Reputation: 2337
Follow up of this question Regex to match pattern with subdomain in java
I use the below pattern to match the domain and subdomain
Pattern pattern = Pattern.compile("http://([a-z0-9]*.)example.com");
this pattern matches the following
http://asd.example.com
http://example.example.com
http://www.example.com
but it is not matching
http://example.com
Can any one tell me how to match http://example.com
too?
Upvotes: 0
Views: 2137
Reputation: 10803
You can use this regex pattern to get domains of all urls:
\\p{L}{0,10}(?:://)?[\\p{L}\\.]{1,50}
For example;
Input = http://www.google.com/search?q=a
Output = http://www.google.com
Input = ftp://www.google.com/search?q=a
Output = ftp://www.google.com
Input = www.google.com/search?q=a
Output = www.google.com
Here, \p{L}{0,10} stands for the http, https and ftp parts (there could be some more i don't know), (?:://)? stands for :// part if appears, [\p{L}\.]{1,50} stands for the foo.bar.foo.com part. The rest of the url is cut out.
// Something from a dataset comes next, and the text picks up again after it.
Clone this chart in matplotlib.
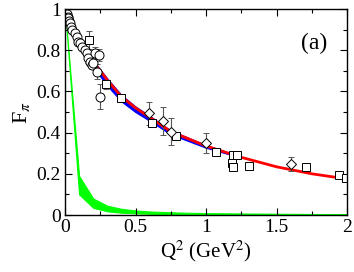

And here is the java code that accomplises the job:
public static final String DOMAIN_PATTERN = "\\p{L}{0,10}(?:://)?[\\p{L}\\.]{1,50}";
public static String getDomain(String url) {
if (url == null || url.equals("")) {
return "";
}
Pattern p = Pattern.compile(DOMAIN_PATTERN);
Matcher m = p.matcher(url);
if (m.find()) {
return m.group();
}
return "";
}
public static void main(String[] args) {
System.out.println(getDomain("www.google.com/search?q=a"));
}
Output = www.google.com
Finally, if you want to match just "example.com" you can simply add it to the end of the pattern like :
\\p{L}{0,10}(?:://)?[\\p{L}\\.]{0,50}example\\.com
And this will get all of the domains with "example.com":
Input = http://www.foo.bar.example.com/search?q=a
Output = http://www.foo.bar.example.com
Note : Note that \p{Ll} can be used instead of \p{L} because \p{Ll} catches lowercase unicode letters (\p{L} all kind of unicode letters) and urls are constructed of lowercase letters.
Upvotes: 0
Reputation: 46229
Just make the first part optional with a ?
:
Pattern pattern = Pattern.compile("http://([a-z0-9]*\\.)?example\\.com");
Note that .
matches any character, you should use \\.
to match a literal dot.
Upvotes: 1